Une approche de l’investissement base sur la satisfaction client apparaît presque originale dans le paysage de la gestion. Dommage, car la corrélation avec la valeur boursière est largement démontrée.
Existe-t-il un lien entre un degré de satisfaction client élevé et la performance boursière ?
Pour une entreprise, un taux élevé (plus de 80%) de satisfaction client offre l’avantage d’un coût de fidélisation plus faible, d’une moindre sensibilité au prix et également de réduire les coûts d’acquisition des nouveaux clients (le bouche à oreille favorable fait une partie du travail de promotion). Les entreprises qui se focalisent sur ce point surperforment celles qui font moins de travail auprès de leurs clients. Ceci est établi au travers de recherches menées depuis une quarantaine d’années, en particulier par Claes Fornell. En France, ce lien a notamment été étudié par Philippe Moati dont le livre «La nouvelle révolution commerciale» tend à montrer qu’un indice de satisfaction client est étroitement corrélé à la rentabilité et à la génération de free cashflows. La période de faible croissance rend le concept encore plus prégnant, obligeant les sociétés qui veulent croître à s’appuyer sur une clientèle fidèle. Notre conviction est que l’actif client représente une énorme valeur. Pour nous, une entreprise est avant tout un collectif au service du client, un concept que la finance a eu tendance à oublier…
La recherche de la satisfaction client concerne-t-elle tous les secteurs ?
Oui, sauf l’immobilier (trop de variabilité d’un client à l’autre) et les matières premières (où la satisfaction se résume à être livré du produit commandé).
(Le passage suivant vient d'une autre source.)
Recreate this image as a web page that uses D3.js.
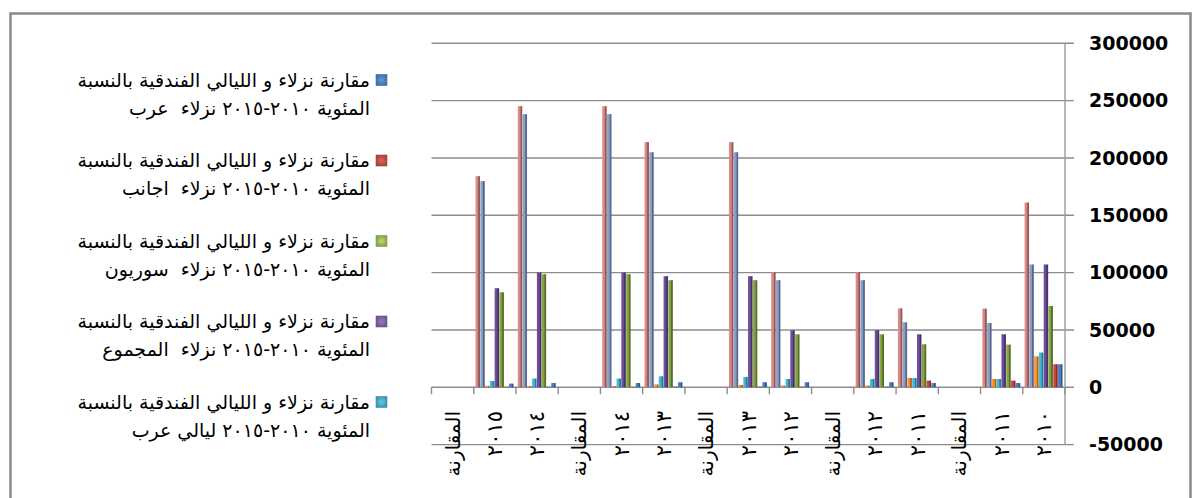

Tous les autres secteurs sont concernés, y compris le luxe où des enquêtes clients sont menées régulièrement.
Le concept s’arrête-t-il aux clients en tant que consommateurs, ou bien s’étend-t-il au business to business ?
La satisfaction peut tout à fait être mesurée si le client est une entreprise. Il est même plus facile pour un SAP ou un Oracle de sonder ses clients à propos d’une offre logicielle globale présentant quelques déclinaisons, que pour un L’Oréal de mesurer la satisfaction de ses clients dans des dizaines de pays par rapport à des milliers de références, même si internet a beaucoup diminué le coût des études. D’une façon générale, plus le travail d’avant-vente est ardu, plus une entreprise à intérêt à satisfaire ses clients, puisque le fait de les fidéliser permet alors d’importantes économies.
Concrètement, comment investissez-vous sur ces entreprises à fort «Return On Consumer»?
Trusteam s’appuie sur différentes enquêtes et a noué un partenariat exclusif avec Ipsos pour créer un indice de satisfaction client au niveau européen. Nous présélectionnons une centaine de sociétés qui ont mis le client au cœur de leur projet, réparties géographiquement suivant le MSCI World. Après analyse classique des fondamentaux et de la valorisation, le portefeuille compte une quarantaine de lignes, pratiquement équipondérées, la position la plus importante ne dépassant pas 3,5% du total. Le taux de rotation est faible, environ 30% du portefeuille à l’année. A noter qu’en deux ans et demi, sept sociétés présentes dans le fonds ont fait l’objet d’une OPA.
La dernière étant le Club Méditerranée. Pour quelle raison?
Notre investissement était lié au traitement particulier du client dans toute l’organisation ; un choix stratégique qui a permis au spécialiste des villages de vacances, malgré des erreurs de gestion, de séduire Fosun et les fonds AXA PE. Précédemment nous détenions Heinz, repris par Warren Buffett, Del Monte Food racheté par KKR, Motorola par Google, Clorox attaqué par Carl Icahn, Rue du Commerce acquis par Altarea Cogedim et Sprint racheté par Softbank (dont l’OPA est toujours en cours).
Est-ce un hasard s’il y a beaucoup de noms américains dans cette liste? La satisfaction client est-elle moins recherchée en Europe?
Effectivement les pays anglo-saxons sont plus sensibles à la satisfaction du client et placent volontiers ce dernier au coeur du système. On peut citer Coca-Cola qui offre un produit de qualité constante dans tous les pays du monde, au point que dans certains pays il est recommandé de boire du Coca plutôt que de l’eau car les oprations d’embouteillage sont très contrôlées, Disney qui fait tout pour distraire ses clients, Amazon qui a bâti son modèle sur la satisfaction client passant ainsi de 16 millions de dollars de revenus en 1996 à 80 milliards aujourd’hui.
Toutefois, si la notion de service n’est pas toujours à la pointe en Europe, certaines sociétés accomplissent des efforts considérables. Ainsi ADP, pourtant en situation de monopole puisque concessionnaire exclusif des aéroports parisiens, a entamé depuis quelques années une démarche pour mesurer et améliorer la satisfaction des visiteurs. Et la hausse du taux de satisfaction se révèle directement corrélée à la progression du panier moyen.